** Start **

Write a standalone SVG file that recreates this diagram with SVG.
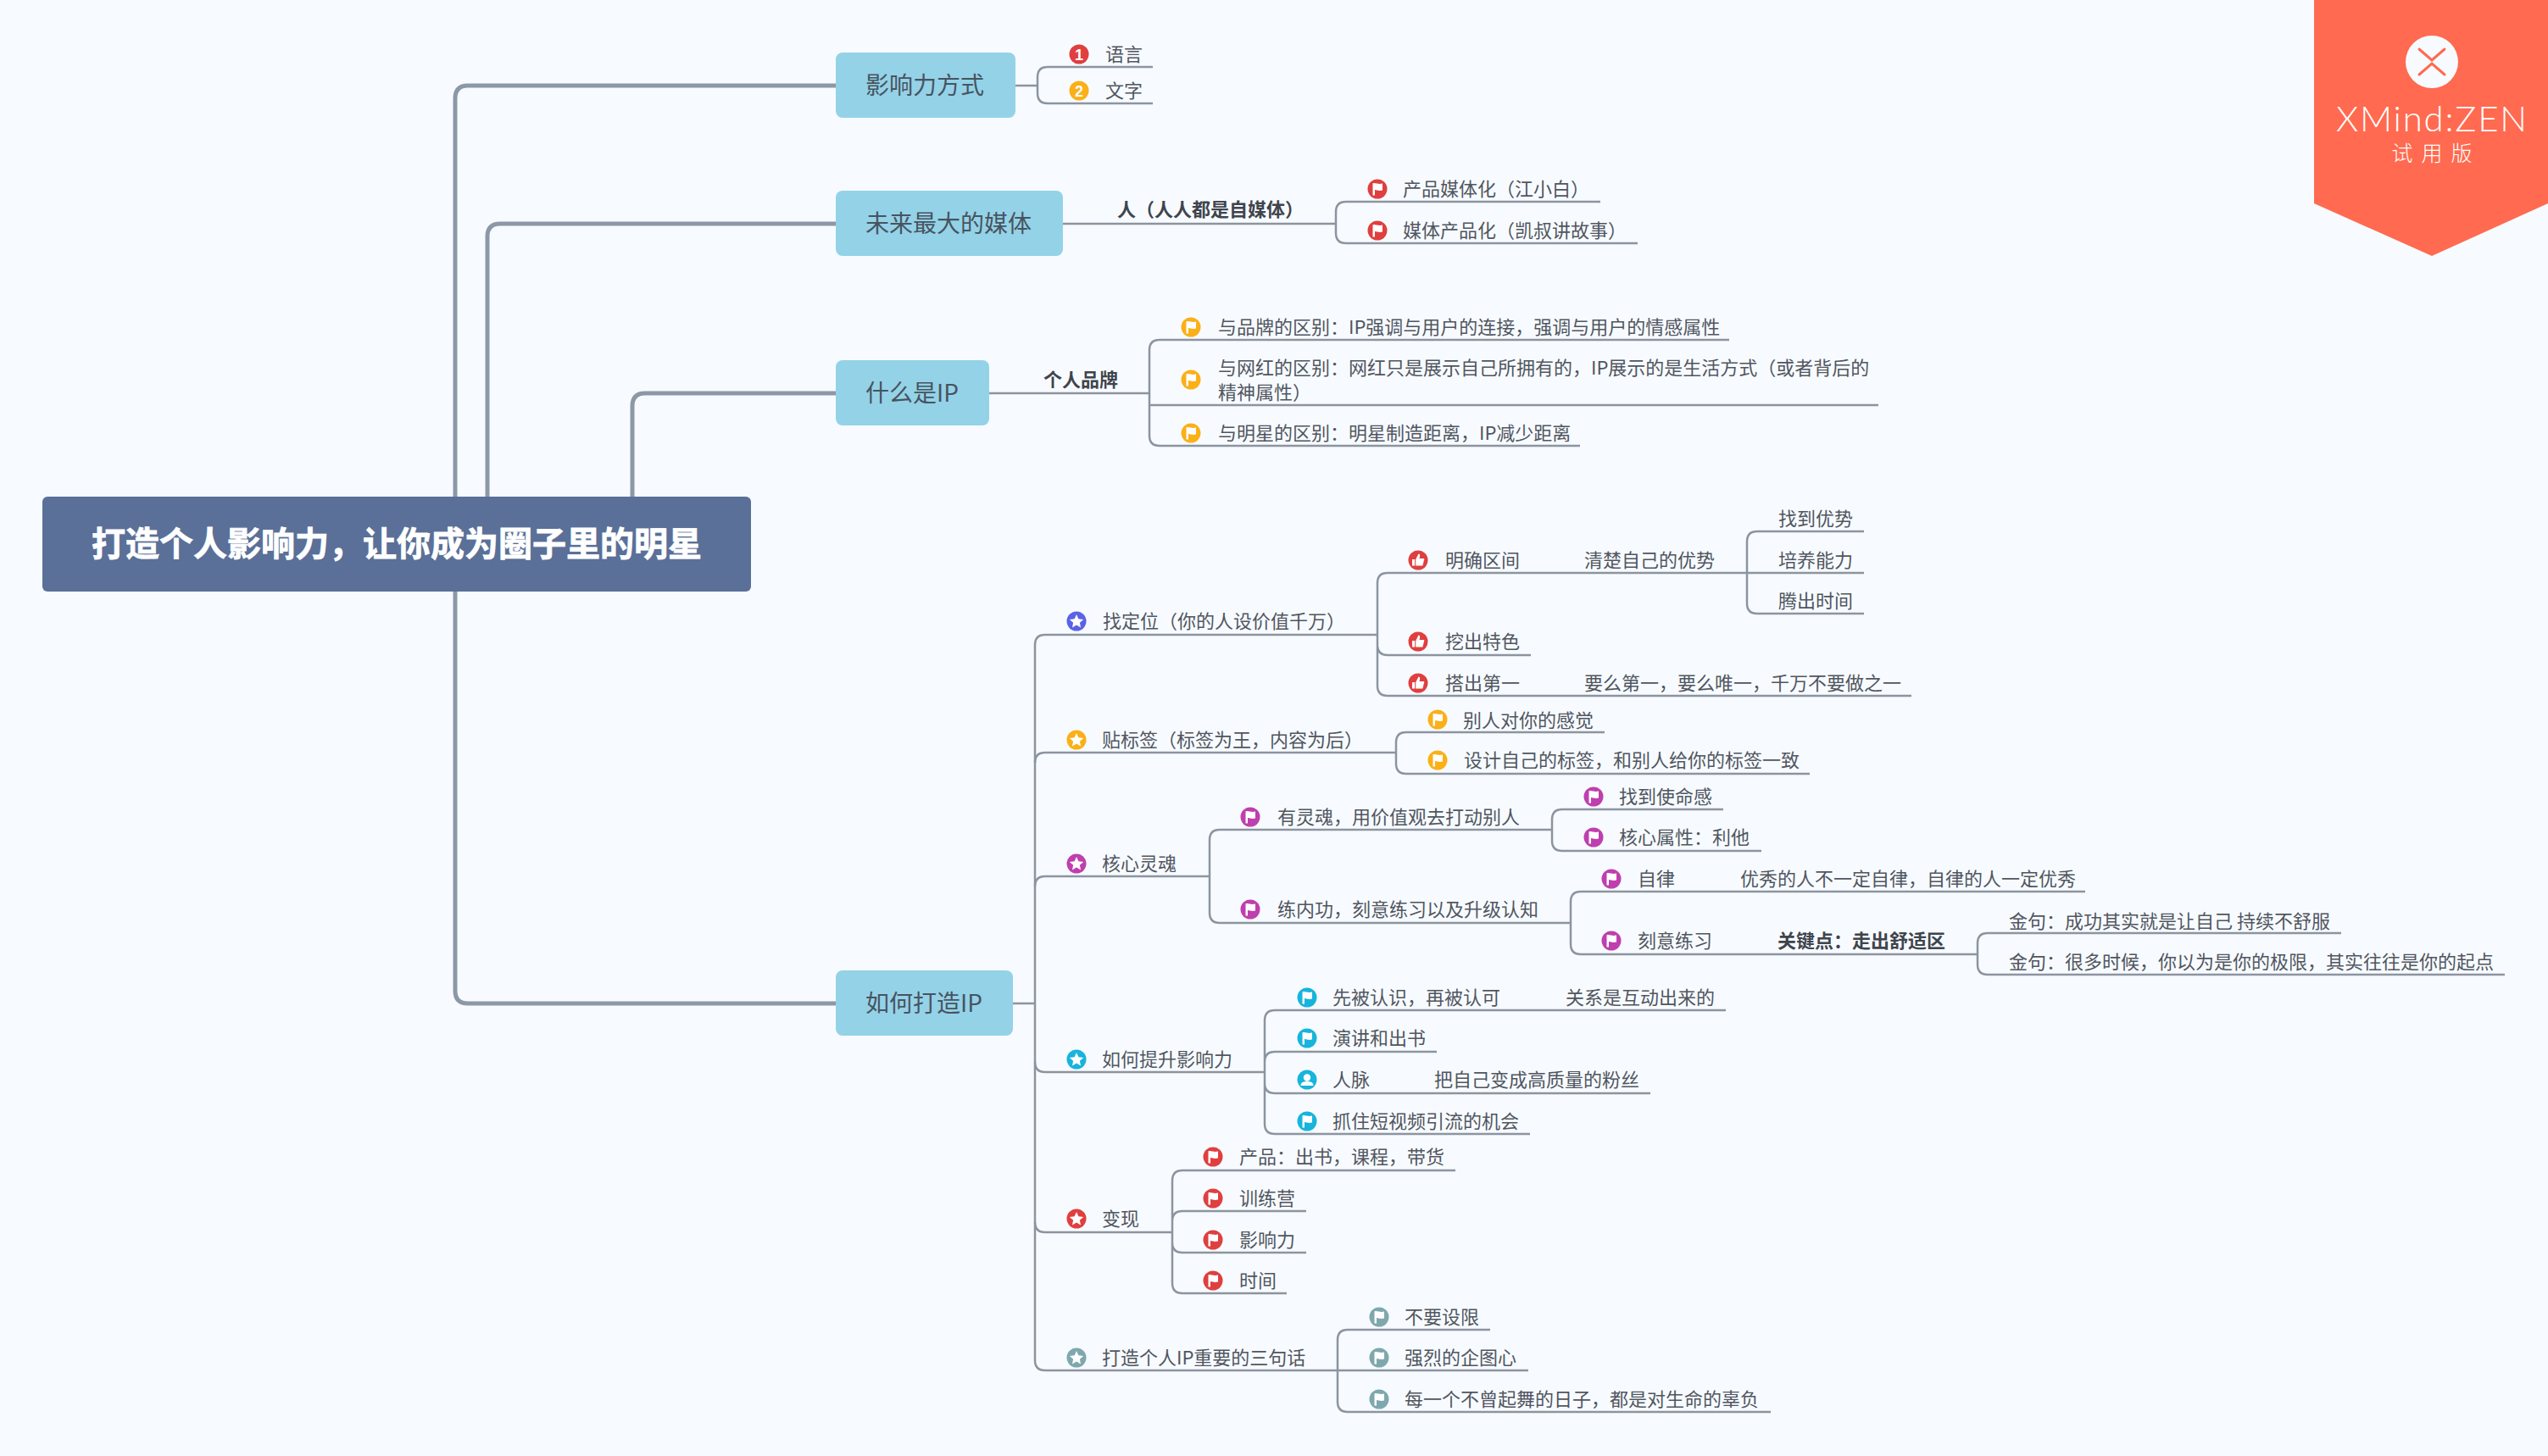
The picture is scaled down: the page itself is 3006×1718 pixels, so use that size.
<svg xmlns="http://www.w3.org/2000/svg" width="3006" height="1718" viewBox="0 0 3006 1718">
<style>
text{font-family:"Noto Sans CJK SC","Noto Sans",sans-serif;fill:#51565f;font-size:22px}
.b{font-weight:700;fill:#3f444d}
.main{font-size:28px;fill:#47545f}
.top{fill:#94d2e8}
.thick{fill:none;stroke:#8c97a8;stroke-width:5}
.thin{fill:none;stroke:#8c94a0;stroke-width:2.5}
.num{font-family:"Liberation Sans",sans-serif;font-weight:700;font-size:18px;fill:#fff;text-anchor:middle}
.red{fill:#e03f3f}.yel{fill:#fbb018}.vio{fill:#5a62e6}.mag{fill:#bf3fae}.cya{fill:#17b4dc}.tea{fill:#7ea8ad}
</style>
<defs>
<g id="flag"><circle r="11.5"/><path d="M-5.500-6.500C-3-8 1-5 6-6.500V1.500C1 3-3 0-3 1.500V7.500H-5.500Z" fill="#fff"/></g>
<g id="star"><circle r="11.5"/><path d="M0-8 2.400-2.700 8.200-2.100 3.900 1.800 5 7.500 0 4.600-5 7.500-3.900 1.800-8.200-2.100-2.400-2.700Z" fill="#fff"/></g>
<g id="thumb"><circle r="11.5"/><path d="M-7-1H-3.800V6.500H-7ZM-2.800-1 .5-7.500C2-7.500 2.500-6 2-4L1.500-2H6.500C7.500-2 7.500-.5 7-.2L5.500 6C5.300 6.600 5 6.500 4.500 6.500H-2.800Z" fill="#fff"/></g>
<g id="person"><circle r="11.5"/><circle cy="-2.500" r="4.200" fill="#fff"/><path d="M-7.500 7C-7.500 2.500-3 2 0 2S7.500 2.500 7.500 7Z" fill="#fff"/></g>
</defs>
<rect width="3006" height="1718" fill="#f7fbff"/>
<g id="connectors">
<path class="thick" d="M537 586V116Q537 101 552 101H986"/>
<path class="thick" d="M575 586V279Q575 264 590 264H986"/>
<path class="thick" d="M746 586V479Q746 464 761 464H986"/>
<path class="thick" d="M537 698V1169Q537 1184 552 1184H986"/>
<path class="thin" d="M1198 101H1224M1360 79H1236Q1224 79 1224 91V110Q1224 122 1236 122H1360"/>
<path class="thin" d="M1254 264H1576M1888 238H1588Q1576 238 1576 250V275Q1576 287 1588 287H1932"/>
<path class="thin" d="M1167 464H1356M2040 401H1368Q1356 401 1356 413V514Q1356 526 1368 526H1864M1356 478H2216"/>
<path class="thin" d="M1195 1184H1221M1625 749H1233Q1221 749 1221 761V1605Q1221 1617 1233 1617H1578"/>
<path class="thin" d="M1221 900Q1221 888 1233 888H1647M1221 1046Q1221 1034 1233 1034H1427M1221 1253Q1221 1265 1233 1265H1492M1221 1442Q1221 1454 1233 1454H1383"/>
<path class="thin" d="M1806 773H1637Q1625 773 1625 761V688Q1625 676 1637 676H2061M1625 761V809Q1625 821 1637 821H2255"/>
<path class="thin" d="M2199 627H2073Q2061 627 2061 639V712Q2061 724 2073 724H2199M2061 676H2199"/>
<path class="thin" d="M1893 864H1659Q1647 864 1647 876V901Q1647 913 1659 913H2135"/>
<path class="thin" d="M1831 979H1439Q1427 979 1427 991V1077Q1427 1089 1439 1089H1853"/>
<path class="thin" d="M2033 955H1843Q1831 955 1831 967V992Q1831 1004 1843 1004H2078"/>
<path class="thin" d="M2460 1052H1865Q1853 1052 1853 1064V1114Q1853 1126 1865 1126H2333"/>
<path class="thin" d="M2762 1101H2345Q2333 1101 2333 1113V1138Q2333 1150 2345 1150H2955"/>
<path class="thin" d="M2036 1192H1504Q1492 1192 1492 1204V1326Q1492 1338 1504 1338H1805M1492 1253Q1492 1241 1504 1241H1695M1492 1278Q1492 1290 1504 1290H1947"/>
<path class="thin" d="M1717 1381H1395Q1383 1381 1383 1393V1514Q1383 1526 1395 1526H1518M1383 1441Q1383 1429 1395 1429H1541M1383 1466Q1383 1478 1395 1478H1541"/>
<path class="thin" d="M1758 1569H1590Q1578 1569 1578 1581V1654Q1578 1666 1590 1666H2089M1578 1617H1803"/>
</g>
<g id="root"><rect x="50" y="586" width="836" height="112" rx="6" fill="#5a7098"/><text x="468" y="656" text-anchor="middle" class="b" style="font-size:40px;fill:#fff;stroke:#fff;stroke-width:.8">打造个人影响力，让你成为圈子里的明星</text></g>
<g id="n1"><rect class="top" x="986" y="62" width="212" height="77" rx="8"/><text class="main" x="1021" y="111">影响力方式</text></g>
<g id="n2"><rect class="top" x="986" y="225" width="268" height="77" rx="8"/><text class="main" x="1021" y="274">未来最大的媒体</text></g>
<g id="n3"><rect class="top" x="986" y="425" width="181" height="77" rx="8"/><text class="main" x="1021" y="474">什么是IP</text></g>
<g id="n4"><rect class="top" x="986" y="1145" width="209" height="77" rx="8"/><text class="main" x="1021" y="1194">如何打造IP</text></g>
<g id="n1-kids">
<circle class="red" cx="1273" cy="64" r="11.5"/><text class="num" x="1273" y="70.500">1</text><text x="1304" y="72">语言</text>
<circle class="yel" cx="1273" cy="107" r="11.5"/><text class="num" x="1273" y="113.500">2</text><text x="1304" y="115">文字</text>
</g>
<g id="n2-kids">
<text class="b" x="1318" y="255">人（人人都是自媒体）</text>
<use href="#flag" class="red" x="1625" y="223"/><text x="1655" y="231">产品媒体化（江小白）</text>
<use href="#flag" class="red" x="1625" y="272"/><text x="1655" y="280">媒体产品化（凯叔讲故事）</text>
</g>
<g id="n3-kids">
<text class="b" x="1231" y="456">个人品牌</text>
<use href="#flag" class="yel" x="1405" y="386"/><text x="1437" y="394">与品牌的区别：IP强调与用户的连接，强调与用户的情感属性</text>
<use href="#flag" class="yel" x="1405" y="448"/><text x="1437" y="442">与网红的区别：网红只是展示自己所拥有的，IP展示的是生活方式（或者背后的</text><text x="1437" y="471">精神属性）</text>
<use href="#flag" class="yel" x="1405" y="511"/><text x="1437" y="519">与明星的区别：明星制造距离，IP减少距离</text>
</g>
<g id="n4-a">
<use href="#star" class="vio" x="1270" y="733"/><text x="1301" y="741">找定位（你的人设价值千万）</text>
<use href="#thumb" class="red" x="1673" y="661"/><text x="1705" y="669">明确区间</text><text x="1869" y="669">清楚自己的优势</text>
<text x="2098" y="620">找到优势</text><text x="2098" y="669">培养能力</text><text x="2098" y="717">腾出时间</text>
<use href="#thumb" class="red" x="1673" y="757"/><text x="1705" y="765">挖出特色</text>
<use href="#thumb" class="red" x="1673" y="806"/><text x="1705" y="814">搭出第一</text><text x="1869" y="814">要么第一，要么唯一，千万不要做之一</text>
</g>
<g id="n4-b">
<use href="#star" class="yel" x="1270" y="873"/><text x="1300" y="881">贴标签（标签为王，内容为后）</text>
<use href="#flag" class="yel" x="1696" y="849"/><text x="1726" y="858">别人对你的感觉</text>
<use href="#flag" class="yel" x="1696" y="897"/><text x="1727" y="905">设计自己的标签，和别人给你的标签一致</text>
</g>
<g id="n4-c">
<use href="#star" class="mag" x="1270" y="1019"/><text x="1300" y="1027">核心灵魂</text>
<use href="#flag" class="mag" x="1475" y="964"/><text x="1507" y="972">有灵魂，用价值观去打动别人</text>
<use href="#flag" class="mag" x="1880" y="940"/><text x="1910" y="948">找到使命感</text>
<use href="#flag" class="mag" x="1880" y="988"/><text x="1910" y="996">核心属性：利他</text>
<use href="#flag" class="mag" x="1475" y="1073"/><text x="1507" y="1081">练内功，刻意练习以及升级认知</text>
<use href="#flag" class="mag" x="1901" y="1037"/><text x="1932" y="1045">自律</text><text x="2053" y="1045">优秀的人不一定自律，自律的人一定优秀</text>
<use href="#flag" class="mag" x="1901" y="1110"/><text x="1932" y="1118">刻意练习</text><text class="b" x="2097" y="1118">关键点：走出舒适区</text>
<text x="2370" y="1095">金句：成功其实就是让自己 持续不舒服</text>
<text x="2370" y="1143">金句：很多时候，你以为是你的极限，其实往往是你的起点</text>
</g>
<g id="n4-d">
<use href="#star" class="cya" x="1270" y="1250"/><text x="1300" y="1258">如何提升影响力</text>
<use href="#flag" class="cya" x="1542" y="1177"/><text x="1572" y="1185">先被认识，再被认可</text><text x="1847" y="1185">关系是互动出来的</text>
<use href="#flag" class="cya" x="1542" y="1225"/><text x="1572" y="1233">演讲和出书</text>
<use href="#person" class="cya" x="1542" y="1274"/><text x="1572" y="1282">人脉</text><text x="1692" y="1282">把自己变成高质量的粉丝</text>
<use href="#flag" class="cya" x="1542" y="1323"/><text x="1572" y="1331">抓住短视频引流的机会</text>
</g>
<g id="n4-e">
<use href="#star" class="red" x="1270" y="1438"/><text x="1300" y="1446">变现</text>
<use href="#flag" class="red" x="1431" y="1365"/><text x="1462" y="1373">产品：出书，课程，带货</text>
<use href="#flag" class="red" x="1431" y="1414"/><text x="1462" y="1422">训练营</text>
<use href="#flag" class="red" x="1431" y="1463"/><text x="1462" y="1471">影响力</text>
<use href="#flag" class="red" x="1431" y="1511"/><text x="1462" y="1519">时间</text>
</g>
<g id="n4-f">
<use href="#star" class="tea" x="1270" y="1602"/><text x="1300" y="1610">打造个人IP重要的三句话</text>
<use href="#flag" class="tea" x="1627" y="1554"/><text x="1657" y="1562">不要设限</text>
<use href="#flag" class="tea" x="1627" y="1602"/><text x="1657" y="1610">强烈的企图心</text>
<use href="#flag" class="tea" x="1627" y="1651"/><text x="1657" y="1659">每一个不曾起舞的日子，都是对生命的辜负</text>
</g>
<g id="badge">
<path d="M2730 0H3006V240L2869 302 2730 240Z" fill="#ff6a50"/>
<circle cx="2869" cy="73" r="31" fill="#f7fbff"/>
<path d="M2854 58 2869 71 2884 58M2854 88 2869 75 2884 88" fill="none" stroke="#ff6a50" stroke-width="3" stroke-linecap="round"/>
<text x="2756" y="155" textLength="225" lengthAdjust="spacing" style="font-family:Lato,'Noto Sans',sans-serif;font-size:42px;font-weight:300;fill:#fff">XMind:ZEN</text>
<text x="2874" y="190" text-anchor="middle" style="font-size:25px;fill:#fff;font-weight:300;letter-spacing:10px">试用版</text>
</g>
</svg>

** End **

# Your task:
Each line in the material either holds the string "size" or does not. State how many do, and nothing else.

# Reply to the exercise:
7